Restate the whole listing word for word. Pictures are left out.
══════════
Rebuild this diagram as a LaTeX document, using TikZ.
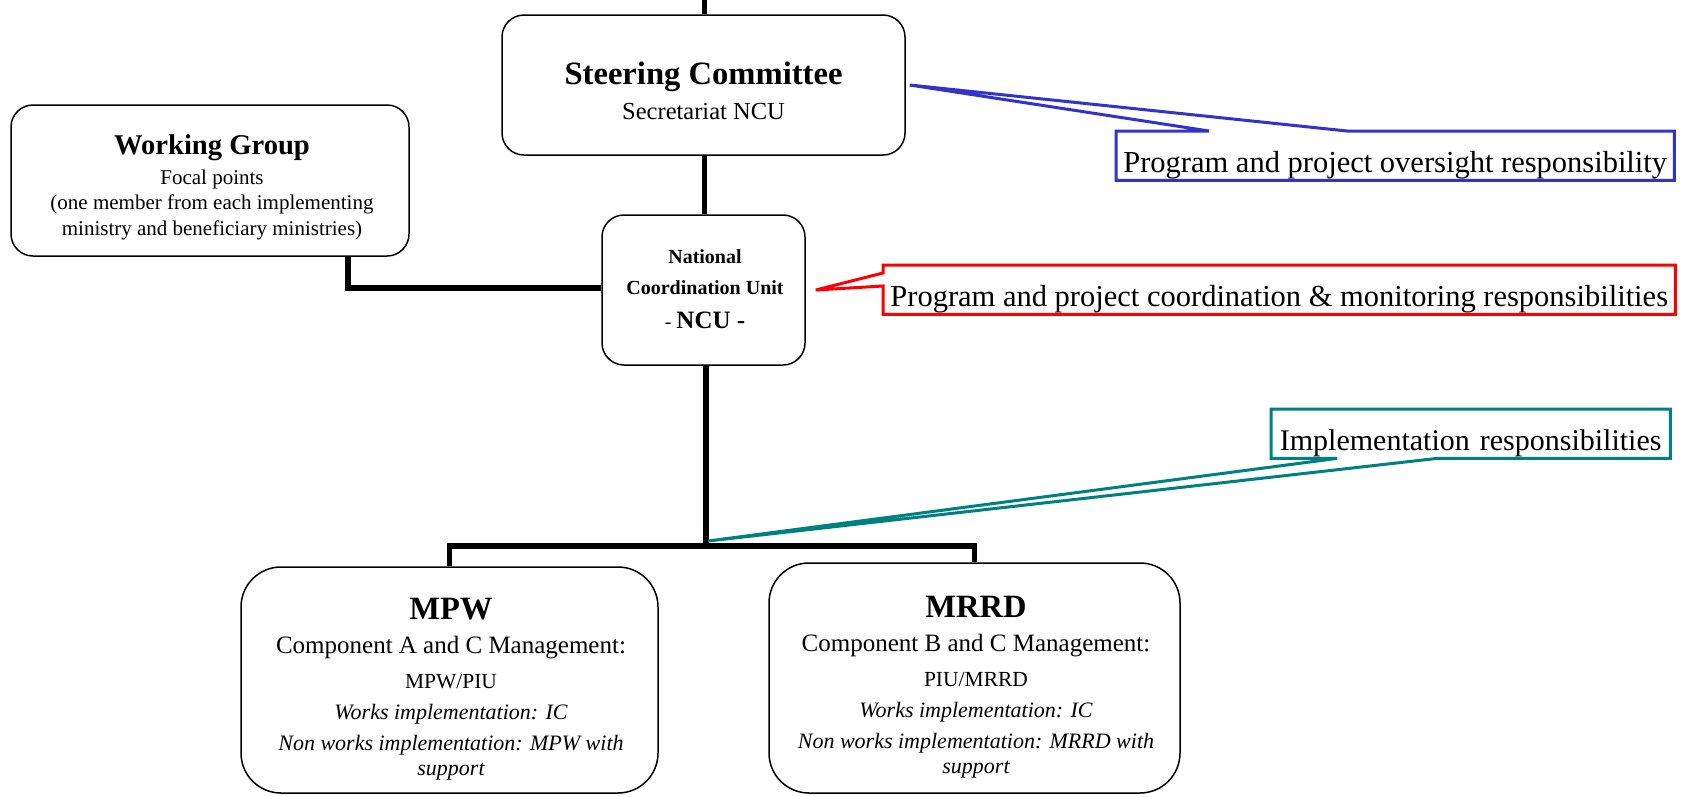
\documentclass[tikz,border=0pt]{standalone}
\usepackage{fontspec}
\setmainfont{Liberation Serif}
\usetikzlibrary{calc}
\newcommand{\fontAt}[2]{\fontsize{#1}{#2}\selectfont}
\definecolor{oversightBlue}{RGB}{51,51,204}
\definecolor{implTeal}{RGB}{0,128,128}

\begin{document}
\begin{tikzpicture}[x=1pt, y=-1pt]
  \tikzset{
    org box/.style={draw, line width=1.5pt, rounded corners=22pt, inner sep=0pt},
    org text/.style={align=center, anchor=north, inner sep=0pt},
    link/.style={line width=5.5pt, line join=miter},
    call text/.style={anchor=north west, inner sep=0pt, text height=41pt, text depth=8pt, font=\fontAt{30.5}{36}},
    call line/.style={line width=3pt, line join=miter}
  }
  \useasboundingbox (0,0) rectangle (1686,796);

  % boxes
  \node[org box, minimum width=403pt, minimum height=140pt] (steer) at (703.5,85) {};
  \node[org text, font=\fontAt{24.5}{35}] (steerText) at (703.5,61.5)
    {{\bfseries\fontAt{32.6}{35}Steering Committee}\\ Secretariat NCU};

  \node[org box, minimum width=398pt, minimum height=151pt] (wg) at (210,180.5) {};
  \node[org text, font=\fontAt{21}{25}] (wgText) at (212,134.7)
    {{\bfseries\fontAt{28.6}{25}Working Group}\\[4.5pt]
     Focal points\\
     (one member from each implementing\\[1pt]
     ministry and beneficiary ministries)};

  \node[org box, minimum width=203pt, minimum height=150pt] (ncu) at (703.5,290) {};
  \node[org text, font=\bfseries\fontAt{20}{31}] (ncuText) at (705,249.8)
    {National\\ Coordination Unit\\[3pt] {\mdseries -} {\fontAt{25}{31}NCU -}};

  \node[org box, rounded corners=40pt, minimum width=417pt, minimum height=226pt] (mpw) at (449.5,680) {};
  \node[org text, font=\fontAt{22}{25}] (mpwText) at (451,598.5)
    {{\bfseries\fontAt{32.5}{25}MPW}\\[9pt]
     {\fontAt{25}{25}Component A and C Management:}\\[10pt]
     {\fontAt{21.5}{25}MPW/PIU}\\[6pt]
     {\itshape Works implementation: IC}\\[6pt]
     {\itshape Non works implementation: MPW with}\\
     {\itshape support}};

  \node[org box, rounded corners=40pt, minimum width=411pt, minimum height=230pt] (mrrd) at (974.5,678) {};
  \node[org text, font=\fontAt{22}{25}] (mrrdText) at (976,596.5)
    {{\bfseries\fontAt{32.5}{25}MRRD}\\[9pt]
     {\fontAt{25}{25}Component B and C Management:}\\[10pt]
     {\fontAt{21.5}{25}PIU/MRRD}\\[6pt]
     {\itshape Works implementation: IC}\\[6pt]
     {\itshape Non works implementation: MRRD with}\\
     {\itshape support}};

  % links
  \coordinate (top) at (704.5,0);
  \coordinate (split) at (706,546);
  \draw[link] (top) -- (top |- steer.north);
  \draw[link] (top |- steer.south) -- (top |- ncu.north);
  \draw[link] ([xshift=138pt]wg.south) |- ([yshift=2pt]ncu.west);
  \draw[link] (split |- ncu.south) -- (split);
  \draw[link] (mpw.north) |- (split) -| (mrrd.north);

  % callouts
  \node[call text, minimum width=558pt] (oversight) at (1116,131)
    {Program and project oversight responsibility};
  \draw[call line, draw=oversightBlue] (oversight.north west) -- ++(93,0)
    -- ([xshift=4pt]steer.east) -- ($(oversight.north west)+(231,0)$)
    -- (oversight.north east) -- (oversight.south east) -- (oversight.south west) -- cycle;

  \node[call text, minimum width=792pt] (coordination) at (883,265)
    {Program and project coordination \& monitoring responsibilities};
  \draw[call line, draw=red] (coordination.north west) -- ++(0,8)
    -- ([xshift=10pt]ncu.east) -- ($(coordination.north west)+(0,21)$)
    -- (coordination.south west) -- (coordination.south east) -- (coordination.north east) -- cycle;

  \node[call text, minimum width=399pt, font=\fontAt{30}{36}] (implementation) at (1271,409)
    {Implementation\hspace{10pt}responsibilities};
  \draw[call line, draw=implTeal] (implementation.south west) -- ++(66,0)
    -- ([shift={(2,-5)}]split) -- ($(implementation.south west)+(166,0)$)
    -- (implementation.south east) -- (implementation.north east) -- (implementation.north west) -- cycle;
\end{tikzpicture}
\end{document}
══════════
### SOLUTION
Rebuild this diagram as a LaTeX document, using TikZ.
\documentclass[tikz,border=0pt]{standalone}
\usepackage{fontspec}
\setmainfont{Liberation Serif}
\usetikzlibrary{calc}
\newcommand{\fontAt}[2]{\fontsize{#1}{#2}\selectfont}
\definecolor{oversightBlue}{RGB}{51,51,204}
\definecolor{implTeal}{RGB}{0,128,128}

\begin{document}
\begin{tikzpicture}[x=1pt, y=-1pt]
  \tikzset{
    org box/.style={draw, line width=1.5pt, rounded corners=22pt, inner sep=0pt},
    org text/.style={align=center, anchor=north, inner sep=0pt},
    link/.style={line width=5.5pt, line join=miter},
    call text/.style={anchor=north west, inner sep=0pt, text height=41pt, text depth=8pt, font=\fontAt{30.5}{36}},
    call line/.style={line width=3pt, line join=miter}
  }
  \useasboundingbox (0,0) rectangle (1686,796);

  % boxes
  \node[org box, minimum width=403pt, minimum height=140pt] (steer) at (703.5,85) {};
  \node[org text, font=\fontAt{24.5}{35}] (steerText) at (703.5,61.5)
    {{\bfseries\fontAt{32.6}{35}Steering Committee}\\ Secretariat NCU};

  \node[org box, minimum width=398pt, minimum height=151pt] (wg) at (210,180.5) {};
  \node[org text, font=\fontAt{21}{25}] (wgText) at (212,134.7)
    {{\bfseries\fontAt{28.6}{25}Working Group}\\[4.5pt]
     Focal points\\
     (one member from each implementing\\[1pt]
     ministry and beneficiary ministries)};

  \node[org box, minimum width=203pt, minimum height=150pt] (ncu) at (703.5,290) {};
  \node[org text, font=\bfseries\fontAt{20}{31}] (ncuText) at (705,249.8)
    {National\\ Coordination Unit\\[3pt] {\mdseries -} {\fontAt{25}{31}NCU -}};

  \node[org box, rounded corners=40pt, minimum width=417pt, minimum height=226pt] (mpw) at (449.5,680) {};
  \node[org text, font=\fontAt{22}{25}] (mpwText) at (451,598.5)
    {{\bfseries\fontAt{32.5}{25}MPW}\\[9pt]
     {\fontAt{25}{25}Component A and C Management:}\\[10pt]
     {\fontAt{21.5}{25}MPW/PIU}\\[6pt]
     {\itshape Works implementation: IC}\\[6pt]
     {\itshape Non works implementation: MPW with}\\
     {\itshape support}};

  \node[org box, rounded corners=40pt, minimum width=411pt, minimum height=230pt] (mrrd) at (974.5,678) {};
  \node[org text, font=\fontAt{22}{25}] (mrrdText) at (976,596.5)
    {{\bfseries\fontAt{32.5}{25}MRRD}\\[9pt]
     {\fontAt{25}{25}Component B and C Management:}\\[10pt]
     {\fontAt{21.5}{25}PIU/MRRD}\\[6pt]
     {\itshape Works implementation: IC}\\[6pt]
     {\itshape Non works implementation: MRRD with}\\
     {\itshape support}};

  % links
  \coordinate (top) at (704.5,0);
  \coordinate (split) at (706,546);
  \draw[link] (top) -- (top |- steer.north);
  \draw[link] (top |- steer.south) -- (top |- ncu.north);
  \draw[link] ([xshift=138pt]wg.south) |- ([yshift=2pt]ncu.west);
  \draw[link] (split |- ncu.south) -- (split);
  \draw[link] (mpw.north) |- (split) -| (mrrd.north);

  % callouts
  \node[call text, minimum width=558pt] (oversight) at (1116,131)
    {Program and project oversight responsibility};
  \draw[call line, draw=oversightBlue] (oversight.north west) -- ++(93,0)
    -- ([xshift=4pt]steer.east) -- ($(oversight.north west)+(231,0)$)
    -- (oversight.north east) -- (oversight.south east) -- (oversight.south west) -- cycle;

  \node[call text, minimum width=792pt] (coordination) at (883,265)
    {Program and project coordination \& monitoring responsibilities};
  \draw[call line, draw=red] (coordination.north west) -- ++(0,8)
    -- ([xshift=10pt]ncu.east) -- ($(coordination.north west)+(0,21)$)
    -- (coordination.south west) -- (coordination.south east) -- (coordination.north east) -- cycle;

  \node[call text, minimum width=399pt, font=\fontAt{30}{36}] (implementation) at (1271,409)
    {Implementation\hspace{10pt}responsibilities};
  \draw[call line, draw=implTeal] (implementation.south west) -- ++(66,0)
    -- ([shift={(2,-5)}]split) -- ($(implementation.south west)+(166,0)$)
    -- (implementation.south east) -- (implementation.north east) -- (implementation.north west) -- cycle;
\end{tikzpicture}
\end{document}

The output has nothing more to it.